Extracted records =>
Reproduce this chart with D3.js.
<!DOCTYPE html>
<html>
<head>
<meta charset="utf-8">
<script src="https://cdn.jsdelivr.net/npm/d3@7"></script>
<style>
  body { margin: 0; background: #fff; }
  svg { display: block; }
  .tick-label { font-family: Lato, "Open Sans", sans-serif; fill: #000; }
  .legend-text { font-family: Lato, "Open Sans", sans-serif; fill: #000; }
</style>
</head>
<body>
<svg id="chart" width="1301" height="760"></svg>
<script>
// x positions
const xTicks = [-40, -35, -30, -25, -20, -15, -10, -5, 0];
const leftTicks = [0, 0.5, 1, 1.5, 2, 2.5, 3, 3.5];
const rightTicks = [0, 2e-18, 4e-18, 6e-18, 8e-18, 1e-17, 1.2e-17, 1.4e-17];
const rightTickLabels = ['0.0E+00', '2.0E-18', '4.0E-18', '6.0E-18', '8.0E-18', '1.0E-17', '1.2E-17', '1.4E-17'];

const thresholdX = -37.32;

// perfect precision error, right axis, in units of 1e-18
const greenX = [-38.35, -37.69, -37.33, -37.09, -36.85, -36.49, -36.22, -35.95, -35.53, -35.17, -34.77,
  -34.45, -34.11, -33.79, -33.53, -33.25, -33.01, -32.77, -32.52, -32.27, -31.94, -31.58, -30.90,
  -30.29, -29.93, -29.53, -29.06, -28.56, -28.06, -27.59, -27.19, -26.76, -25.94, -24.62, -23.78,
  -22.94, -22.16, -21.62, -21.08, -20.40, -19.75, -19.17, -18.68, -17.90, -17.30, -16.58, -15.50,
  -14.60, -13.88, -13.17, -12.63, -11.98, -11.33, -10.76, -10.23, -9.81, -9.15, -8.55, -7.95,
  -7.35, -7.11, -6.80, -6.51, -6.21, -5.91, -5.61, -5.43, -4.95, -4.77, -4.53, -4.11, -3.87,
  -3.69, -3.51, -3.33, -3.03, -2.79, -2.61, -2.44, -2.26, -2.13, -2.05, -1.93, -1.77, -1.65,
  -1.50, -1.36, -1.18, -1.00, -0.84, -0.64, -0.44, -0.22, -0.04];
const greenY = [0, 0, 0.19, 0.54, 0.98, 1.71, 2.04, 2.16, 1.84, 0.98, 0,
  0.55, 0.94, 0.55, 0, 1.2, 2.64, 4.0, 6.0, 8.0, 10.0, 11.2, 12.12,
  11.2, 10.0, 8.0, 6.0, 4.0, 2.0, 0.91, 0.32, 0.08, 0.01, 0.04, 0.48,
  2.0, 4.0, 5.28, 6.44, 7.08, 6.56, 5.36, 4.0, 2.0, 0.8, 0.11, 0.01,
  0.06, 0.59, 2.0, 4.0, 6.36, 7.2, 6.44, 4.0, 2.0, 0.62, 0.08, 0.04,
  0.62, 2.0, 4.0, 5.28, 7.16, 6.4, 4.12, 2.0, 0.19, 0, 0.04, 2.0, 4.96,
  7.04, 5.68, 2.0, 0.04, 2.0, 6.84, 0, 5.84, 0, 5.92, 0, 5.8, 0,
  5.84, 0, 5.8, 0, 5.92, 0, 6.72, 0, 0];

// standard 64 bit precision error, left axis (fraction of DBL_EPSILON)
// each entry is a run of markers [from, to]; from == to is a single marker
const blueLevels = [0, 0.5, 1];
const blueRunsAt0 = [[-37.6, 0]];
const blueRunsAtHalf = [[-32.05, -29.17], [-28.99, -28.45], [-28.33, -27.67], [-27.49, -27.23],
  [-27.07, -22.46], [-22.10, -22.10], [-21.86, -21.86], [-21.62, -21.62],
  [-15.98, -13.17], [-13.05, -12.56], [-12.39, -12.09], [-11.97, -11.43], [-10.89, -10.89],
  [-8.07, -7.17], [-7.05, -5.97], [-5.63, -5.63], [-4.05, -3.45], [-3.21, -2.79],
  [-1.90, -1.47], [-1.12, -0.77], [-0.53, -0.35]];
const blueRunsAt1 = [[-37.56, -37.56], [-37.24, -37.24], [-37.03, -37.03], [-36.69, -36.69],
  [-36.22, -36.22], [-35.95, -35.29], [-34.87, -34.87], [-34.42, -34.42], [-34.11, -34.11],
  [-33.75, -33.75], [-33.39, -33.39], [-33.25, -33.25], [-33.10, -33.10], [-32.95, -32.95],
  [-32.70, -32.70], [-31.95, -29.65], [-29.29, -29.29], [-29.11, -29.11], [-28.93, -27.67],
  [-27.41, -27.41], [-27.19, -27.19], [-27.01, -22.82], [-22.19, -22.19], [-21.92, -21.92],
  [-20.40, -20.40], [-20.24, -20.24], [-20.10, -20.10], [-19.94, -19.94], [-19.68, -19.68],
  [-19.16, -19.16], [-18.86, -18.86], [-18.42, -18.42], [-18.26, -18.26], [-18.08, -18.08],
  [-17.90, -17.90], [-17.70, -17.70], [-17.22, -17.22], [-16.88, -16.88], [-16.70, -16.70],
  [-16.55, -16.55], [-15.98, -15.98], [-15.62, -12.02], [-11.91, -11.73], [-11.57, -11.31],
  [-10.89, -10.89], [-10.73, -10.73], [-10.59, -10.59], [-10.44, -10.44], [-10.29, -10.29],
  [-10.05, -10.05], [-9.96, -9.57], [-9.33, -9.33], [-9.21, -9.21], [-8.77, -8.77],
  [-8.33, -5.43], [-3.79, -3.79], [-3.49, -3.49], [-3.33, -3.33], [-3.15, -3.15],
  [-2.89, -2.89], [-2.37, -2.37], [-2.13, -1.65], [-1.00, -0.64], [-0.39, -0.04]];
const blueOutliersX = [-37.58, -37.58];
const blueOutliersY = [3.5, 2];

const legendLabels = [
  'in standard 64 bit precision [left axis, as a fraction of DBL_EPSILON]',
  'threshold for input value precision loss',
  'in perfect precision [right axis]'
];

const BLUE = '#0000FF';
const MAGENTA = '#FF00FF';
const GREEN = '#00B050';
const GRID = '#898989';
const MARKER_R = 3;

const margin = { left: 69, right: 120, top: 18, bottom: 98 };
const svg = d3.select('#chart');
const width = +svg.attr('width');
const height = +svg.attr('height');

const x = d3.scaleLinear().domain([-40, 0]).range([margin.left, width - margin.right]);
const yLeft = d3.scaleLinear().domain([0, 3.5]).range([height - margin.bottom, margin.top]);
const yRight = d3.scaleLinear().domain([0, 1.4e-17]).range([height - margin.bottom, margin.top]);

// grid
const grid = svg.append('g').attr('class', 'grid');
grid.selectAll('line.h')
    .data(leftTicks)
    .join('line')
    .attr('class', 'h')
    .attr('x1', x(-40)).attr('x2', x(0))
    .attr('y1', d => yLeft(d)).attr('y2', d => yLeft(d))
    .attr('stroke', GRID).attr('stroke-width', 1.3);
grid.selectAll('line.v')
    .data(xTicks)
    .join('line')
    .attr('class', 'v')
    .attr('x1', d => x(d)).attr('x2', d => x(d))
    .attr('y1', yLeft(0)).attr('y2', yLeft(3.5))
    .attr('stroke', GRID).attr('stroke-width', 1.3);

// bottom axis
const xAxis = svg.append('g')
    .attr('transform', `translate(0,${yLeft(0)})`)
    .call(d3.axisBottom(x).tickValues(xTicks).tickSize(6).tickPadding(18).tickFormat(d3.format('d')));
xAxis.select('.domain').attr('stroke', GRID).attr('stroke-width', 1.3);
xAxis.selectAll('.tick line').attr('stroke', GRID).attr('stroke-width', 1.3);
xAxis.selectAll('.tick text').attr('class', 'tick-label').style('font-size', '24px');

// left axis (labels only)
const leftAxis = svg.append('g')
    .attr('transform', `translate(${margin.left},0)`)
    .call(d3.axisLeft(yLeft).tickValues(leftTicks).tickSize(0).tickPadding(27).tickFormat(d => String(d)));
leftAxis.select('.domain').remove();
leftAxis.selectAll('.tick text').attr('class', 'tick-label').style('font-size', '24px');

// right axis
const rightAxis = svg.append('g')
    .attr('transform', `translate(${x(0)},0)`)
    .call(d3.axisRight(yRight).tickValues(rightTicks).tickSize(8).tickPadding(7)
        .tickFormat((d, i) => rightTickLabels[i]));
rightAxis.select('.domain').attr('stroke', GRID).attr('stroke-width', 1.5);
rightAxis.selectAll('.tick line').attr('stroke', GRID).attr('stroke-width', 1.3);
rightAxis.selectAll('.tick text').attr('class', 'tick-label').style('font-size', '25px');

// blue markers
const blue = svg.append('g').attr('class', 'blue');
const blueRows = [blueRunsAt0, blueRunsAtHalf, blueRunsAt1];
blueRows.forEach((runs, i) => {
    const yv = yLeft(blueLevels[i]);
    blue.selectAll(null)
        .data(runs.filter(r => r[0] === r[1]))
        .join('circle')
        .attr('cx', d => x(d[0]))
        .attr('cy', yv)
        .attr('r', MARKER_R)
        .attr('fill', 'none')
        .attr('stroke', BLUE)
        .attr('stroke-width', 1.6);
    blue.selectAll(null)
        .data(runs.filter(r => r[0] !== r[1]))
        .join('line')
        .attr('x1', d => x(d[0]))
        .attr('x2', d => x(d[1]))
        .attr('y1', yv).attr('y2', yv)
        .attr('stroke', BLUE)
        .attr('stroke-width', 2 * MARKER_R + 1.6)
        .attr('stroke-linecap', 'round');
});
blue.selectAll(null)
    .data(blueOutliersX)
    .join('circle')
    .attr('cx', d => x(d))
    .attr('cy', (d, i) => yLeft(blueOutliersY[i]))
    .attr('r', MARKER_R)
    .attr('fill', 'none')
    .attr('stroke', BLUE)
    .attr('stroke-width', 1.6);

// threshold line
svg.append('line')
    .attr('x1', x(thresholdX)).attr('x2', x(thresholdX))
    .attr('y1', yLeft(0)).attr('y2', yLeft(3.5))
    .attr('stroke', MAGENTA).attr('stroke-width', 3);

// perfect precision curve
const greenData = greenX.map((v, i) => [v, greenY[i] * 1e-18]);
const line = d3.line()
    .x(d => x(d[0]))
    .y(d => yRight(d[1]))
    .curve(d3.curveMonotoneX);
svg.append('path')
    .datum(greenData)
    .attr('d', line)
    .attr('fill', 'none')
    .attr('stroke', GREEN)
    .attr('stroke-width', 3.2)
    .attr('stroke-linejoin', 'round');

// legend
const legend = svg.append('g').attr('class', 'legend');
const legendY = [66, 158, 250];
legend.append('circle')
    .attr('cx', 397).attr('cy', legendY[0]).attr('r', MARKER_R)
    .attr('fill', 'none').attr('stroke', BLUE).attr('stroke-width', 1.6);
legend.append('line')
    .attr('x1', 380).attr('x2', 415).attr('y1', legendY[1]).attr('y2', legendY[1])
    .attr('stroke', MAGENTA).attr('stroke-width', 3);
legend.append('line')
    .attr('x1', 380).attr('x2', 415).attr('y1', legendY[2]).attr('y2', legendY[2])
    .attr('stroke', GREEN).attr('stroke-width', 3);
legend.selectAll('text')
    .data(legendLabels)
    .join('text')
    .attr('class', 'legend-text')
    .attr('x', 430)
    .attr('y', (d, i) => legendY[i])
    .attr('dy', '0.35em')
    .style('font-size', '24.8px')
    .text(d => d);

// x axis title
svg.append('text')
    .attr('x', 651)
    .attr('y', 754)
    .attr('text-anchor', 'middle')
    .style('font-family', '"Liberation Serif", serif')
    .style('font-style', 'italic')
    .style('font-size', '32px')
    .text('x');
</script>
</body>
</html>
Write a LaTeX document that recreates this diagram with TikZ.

Instruction =>
Repeat the material word for word from its opening line up to and including the line containing "const thresholdX = -37.32;".

In response =>
Reproduce this chart with D3.js.
<!DOCTYPE html>
<html>
<head>
<meta charset="utf-8">
<script src="https://cdn.jsdelivr.net/npm/d3@7"></script>
<style>
  body { margin: 0; background: #fff; }
  svg { display: block; }
  .tick-label { font-family: Lato, "Open Sans", sans-serif; fill: #000; }
  .legend-text { font-family: Lato, "Open Sans", sans-serif; fill: #000; }
</style>
</head>
<body>
<svg id="chart" width="1301" height="760"></svg>
<script>
// x positions
const xTicks = [-40, -35, -30, -25, -20, -15, -10, -5, 0];
const leftTicks = [0, 0.5, 1, 1.5, 2, 2.5, 3, 3.5];
const rightTicks = [0, 2e-18, 4e-18, 6e-18, 8e-18, 1e-17, 1.2e-17, 1.4e-17];
const rightTickLabels = ['0.0E+00', '2.0E-18', '4.0E-18', '6.0E-18', '8.0E-18', '1.0E-17', '1.2E-17', '1.4E-17'];

const thresholdX = -37.32;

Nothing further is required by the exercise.